Le référentiel général de sécurité (RGS) connaît une version 2.0 avec l’arrêté du Premier ministre du 13 juin 2014 (remplace la version du 6 mai 2010). Il définit les règles que les administrations et collectivités doivent respecter en matière de sécurité des systèmes d’information, notamment pour la signature électronique.
La série de normes ISO 30300 définit les principes des systèmes de gestion des documents d’activité (SGDA). Elle décrit également la mise en œuvre et le fonctionnement des SGDA.
Les normes ISO 30300 et ISO 30301 datent de l’année 2011. En 2014, le sous-comité de normalisation TC46/SC11 consacrée à la gestion des documents d’activité a publié la dernière (pour le moment) de la série des normes déclaratives du records management (RM) : la norme Iso 30302.

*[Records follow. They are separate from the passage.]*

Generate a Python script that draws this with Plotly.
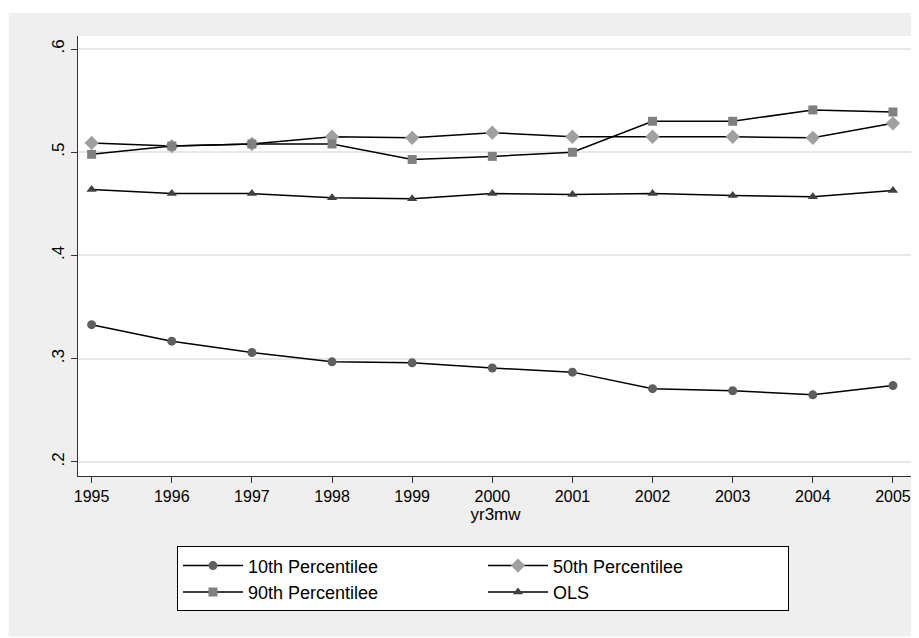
import plotly.graph_objects as go

years = list(range(1995, 2006))
p10 = [0.333, 0.317, 0.306, 0.297, 0.296, 0.291, 0.287, 0.271, 0.269, 0.265, 0.274]
p50 = [0.509, 0.506, 0.508, 0.515, 0.514, 0.519, 0.515, 0.515, 0.515, 0.514, 0.528]
p90 = [0.498, 0.506, 0.508, 0.508, 0.493, 0.496, 0.500, 0.530, 0.530, 0.541, 0.539]
ols = [0.464, 0.460, 0.460, 0.456, 0.455, 0.460, 0.459, 0.460, 0.458, 0.457, 0.463]

series = [
    ("10th Percentilee", p10, "circle", "#5f5f5f"),
    ("50th Percentilee", p50, "diamond", "#a0a0a0"),
    ("90th Percentilee", p90, "square", "#808080"),
    ("OLS", ols, "triangle-up", "#404040"),
]

fig = go.Figure()
for name, vals, sym, col in series:
    fig.add_trace(go.Scatter(
        x=years, y=vals, name=name, mode="lines+markers",
        line=dict(color="black", width=1.5),
        marker=dict(symbol=sym, color=col, size=11 if sym == "diamond" else 9),
    ))

# stata-like gray graph region, white plot region on top
fig.add_shape(type="rect", xref="paper", yref="paper", layer="below",
              x0=-0.083, x1=1.012, y0=-0.3645, y1=1.052,
              fillcolor="#efefef", line_width=0)
fig.add_shape(type="rect", xref="x domain", yref="y domain", layer="below",
              x0=0, x1=1, y0=0, y1=1, fillcolor="white", line_width=0)

fig.update_layout(
    width=919, height=638,
    margin=dict(l=70, r=14, t=28, b=170),
    paper_bgcolor="white", plot_bgcolor="white",
    font=dict(family="Liberation Sans", size=17, color="black"),
    showlegend=True,
    legend=dict(orientation="h", x=0.485, xanchor="center", y=-0.16, yanchor="top",
                bgcolor="white", bordercolor="black", borderwidth=1,
                entrywidth=230, itemwidth=60, font=dict(size=18), traceorder="normal"),
    xaxis=dict(range=[1994.83, 2005.25], tickvals=years, ticks="outside",
               ticklen=6, tickcolor="#333", showgrid=False, showline=True,
               linecolor="#333", linewidth=1, zeroline=False, ticklabeloverflow="allow",
               tickfont=dict(size=16),
               title=dict(text="yr3mw", standoff=0, font=dict(size=17))),
    yaxis=dict(range=[0.1864, 0.6126], tickvals=[0.2, 0.3, 0.4, 0.5, 0.6],
               ticktext=[".2", ".3", ".4", ".5", ".6"], tickangle=-90,
               ticks="outside", ticklen=6, tickcolor="#333",
               showgrid=True, gridcolor="#e8e8e8", gridwidth=1.5,
               showline=True, linecolor="#333", linewidth=1, zeroline=False),
)

fig.write_html("out.html")
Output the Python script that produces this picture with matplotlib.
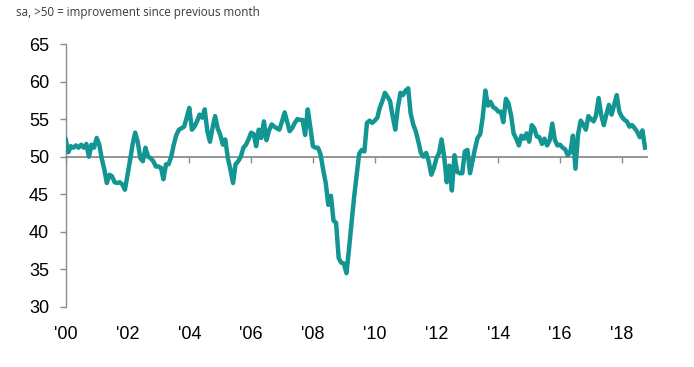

L’ISO 15489 reste la norme technique de référence du records management. Elle a été révisée en 2016.
Cette norme internationale décrit les exigences fonctionnelles et techniques pour l’organisation et la gestion des documents d’archives. Elle vise à ce que les documents « soient créés, archivés et organisés d’une manière pertinente ».
La norme NF Z 42-013 est une norme française (Afnor) qui précise de nombreuses mesures techniques et organisationnelles autour du fonctionnement d’un système d’archivage électronique (SAE).
Si les normes NF Z 42-013 et Iso 14641:2018 sont des normes déclaratives, le référentiel de certification NF 461 concerne les organismes qui ont mis en place et maintiennent en état de fonctionnement leur SAE selon la NF Z 42-013 et son équivalent Iso. La certification NF 461 – Système d’archivage électronique est délivrée par Afnor Certification et prouve la conformité d’un SAE.
La norme OAIS (système ouvert d’archivage de l’information), enregistrée depuis 2003 puis révisée en 2012 sous le nom de norme Iso 14721:2012 décrit le modèle pour la conception et la mise en place d’un SAE pour que ce dernier soit pérenne peu importe les évolutions numériques. Cette norme explique et décrit la structure de l’archivage et du fonctionnement d’un SAE. Elle propose un schéma conceptuel du SAE.
La norme Iso 19005-1 est une norme internationale qui définit le format PDF/A-1 (basé sur le format PDF1.4 de Adobe System) comme format de fichier de documents électroniques placés dans un SAE devant être conservés sur du long terme.